* **Set exercise**: Leave out all pictures. Return exactly the lines from the top of the material through the line containing "Chart.register(...registerables);".

* **Data lines**:
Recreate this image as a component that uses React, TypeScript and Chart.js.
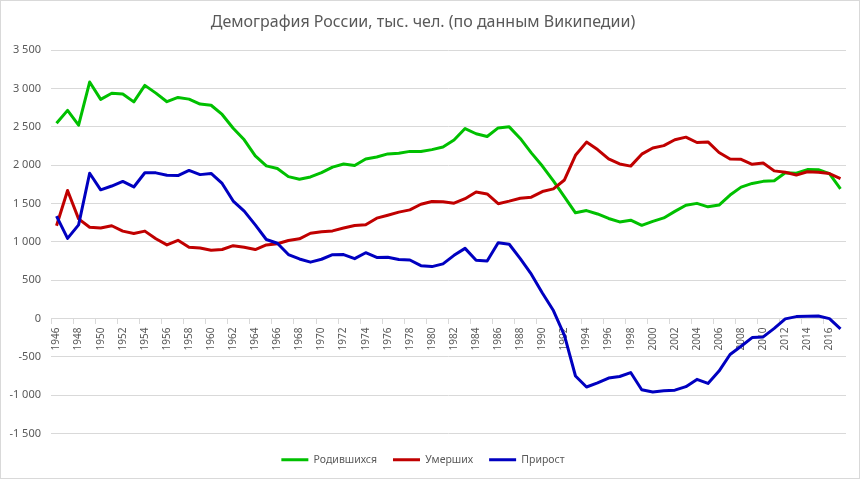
import React, { useEffect, useRef } from "react";
import { Chart, registerables } from "chart.js";

Chart.register(...registerables);

const years: string[] = [
  "1946","1947","1948","1949","1950","1951","1952","1953","1954","1955",
  "1956","1957","1958","1959","1960","1961","1962","1963","1964","1965",
  "1966","1967","1968","1969","1970","1971","1972","1973","1974","1975",
  "1976","1977","1978","1979","1980","1981","1982","1983","1984","1985",
  "1986","1987","1988","1989","1990","1991","1992","1993","1994","1995",
  "1996","1997","1998","1999","2000","2001","2002","2003","2004","2005",
  "2006","2007","2008","2009","2010","2011","2012","2013","2014","2015",
  "2016","2017",
];

const births: number[] = [
  2546, 2715, 2522, 3085, 2859, 2938, 2928, 2826, 3041, 2940,
  2828, 2884, 2862, 2797, 2782, 2662, 2482, 2331, 2121, 1991,
  1957, 1851, 1817, 1847, 1904, 1975, 2015, 1995, 2080, 2106,
  2147, 2157, 2180, 2179, 2203, 2237, 2328, 2478, 2410, 2375,
  2486, 2500, 2349, 2161, 1989, 1795, 1588, 1379, 1408, 1364,
  1305, 1260, 1283, 1215, 1267, 1312, 1397, 1477, 1502, 1457,
  1480, 1610, 1714, 1762, 1789, 1797, 1902, 1896, 1943, 1941,
  1889, 1690,
];

const deaths: number[] = [
  1210, 1670, 1300, 1190, 1180, 1210, 1140, 1110, 1140, 1040,
  960, 1020, 930, 920, 890, 900, 950, 930, 900, 960,
  975, 1017, 1040, 1112, 1131, 1143, 1181, 1214, 1222, 1309,
  1347, 1388, 1417, 1490, 1526, 1524, 1504, 1563, 1650, 1625,
  1498, 1531, 1569, 1583, 1656, 1691, 1807, 2129, 2301, 2204,
  2082, 2016, 1988, 2144, 2225, 2255, 2332, 2366, 2296, 2304,
  2166, 2080, 2076, 2011, 2029, 1926, 1907, 1871, 1914, 1908,
  1891, 1826,
];

const growth: number[] = [
  1336, 1045, 1222, 1895, 1679, 1728, 1788, 1716, 1901, 1900,
  1868, 1864, 1932, 1877, 1892, 1762, 1532, 1401, 1221, 1031,
  982, 834, 777, 735, 773, 832, 834, 781, 858, 797,
  800, 769, 763, 689, 677, 713, 824, 915, 760, 750,
  988, 969, 780, 578, 333, 104, -219, -750, -893, -840,
  -777, -756, -705, -929, -958, -943, -935, -889, -794, -847,
  -686, -470, -362, -249, -240, -129, -5, 25, 29, 33,
  -2, -136,
];

const seriesNames: string[] = ["Родившихся", "Умерших", "Прирост"];
const titleText = "Демография России, тыс. чел. (по данным Википедии)";

const FONT = "'Noto Sans', sans-serif";
const TEXT = "#595959";
const GRID = "#D9D9D9";

function fmt(v: number): string {
  const s = Math.abs(v).toString();
  const withSep = s.length > 3 ? s.slice(0, s.length - 3) + " " + s.slice(s.length - 3) : s;
  return (v < 0 ? "-" : "") + withSep;
}

export default function App() {
  const ref = useRef<HTMLCanvasElement | null>(null);

  useEffect(() => {
    document.body.style.margin = "0";
    const canvas = ref.current!;
    const borderPlugin = {
      id: "outerBorder",
      afterDraw(chart: any) {
        const c = chart.ctx;
        c.save();
        c.strokeStyle = GRID;
        c.lineWidth = 1;
        c.strokeRect(0.5, 0.5, chart.width - 1, chart.height - 1);
        c.restore();
      },
    };
    const mk = (label: string, data: number[], color: string, order: number) => ({
      label,
      data,
      borderColor: color,
      backgroundColor: color,
      borderWidth: 3,
      pointRadius: 0,
      borderJoinStyle: "round",
      order,
    });
    const chart = new Chart(canvas, {
      type: "line",
      data: {
        labels: years,
        datasets: [
          mk(seriesNames[0], births, "#00C000", 3),
          mk(seriesNames[1], deaths, "#C00000", 2),
          mk(seriesNames[2], growth, "#0000C0", 1),
        ],
      },
      options: {
        responsive: false,
        animation: false,
        devicePixelRatio: 1,
        layout: { padding: { left: 0, right: 14, top: 0, bottom: 4 } },
        plugins: {
          title: {
            display: true,
            text: titleText,
            color: TEXT,
            font: { family: FONT, size: 16, weight: "normal" },
            padding: { top: 13, bottom: 18 },
          },
          legend: {
            position: "bottom",
            labels: {
              color: TEXT,
              font: { family: FONT, size: 10.5 },
              boxWidth: 27,
              boxHeight: 3,
              padding: 16,
              sort: (a: any, b: any) => a.datasetIndex - b.datasetIndex,
              generateLabels: (ch: any) => {
                const items = Chart.defaults.plugins.legend.labels.generateLabels(ch);
                return items.map((it: any) => ({ ...it, lineWidth: 0 }));
              },
            },
          },
          tooltip: { enabled: false },
        },
        scales: {
          x: {
            type: "category",
            position: { y: 0 } as any,
            offset: true,
            grid: {
              offset: true,
              drawOnChartArea: false,
              drawTicks: true,
              tickLength: 5,
              tickColor: (ctx: any) => (ctx.index % 2 === 0 ? GRID : "rgba(0,0,0,0)"),
            },
            border: { display: true, color: GRID, width: 1 },
            ticks: {
              autoSkip: false,
              minRotation: 90,
              maxRotation: 90,
              padding: 4,
              color: TEXT,
              font: { family: FONT, size: 10 },
              callback: (_v: any, i: number) => (i % 2 === 0 ? years[i] : ""),
            },
          },
          xPad: {
            type: "category",
            position: "bottom",
            display: true,
            grid: { display: false, drawTicks: false },
            border: { display: false },
            ticks: { display: false },
            afterFit: (scale: any) => {
              scale.height = 5;
            },
          },
          y: {
            min: -1500,
            max: 3500,
            grid: { color: GRID, drawTicks: false },
            border: { display: false },
            ticks: {
              stepSize: 500,
              padding: 10,
              color: TEXT,
              font: { family: FONT, size: 11 },
              callback: (v: any) => fmt(Number(v)),
            },
            afterFit: (scale: any) => {
              scale.width = 51;
            },
          },
        },
      },
      plugins: [borderPlugin],
    } as any);
    return () => chart.destroy();
  }, []);

  return (
    <div style={{ width: 860, height: 479, background: "#fff" }}>
      <canvas ref={ref} width={860} height={479} style={{ display: "block" }} />
    </div>
  );
}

* **Response**:
Recreate this image as a component that uses React, TypeScript and Chart.js.
import React, { useEffect, useRef } from "react";
import { Chart, registerables } from "chart.js";

Chart.register(...registerables);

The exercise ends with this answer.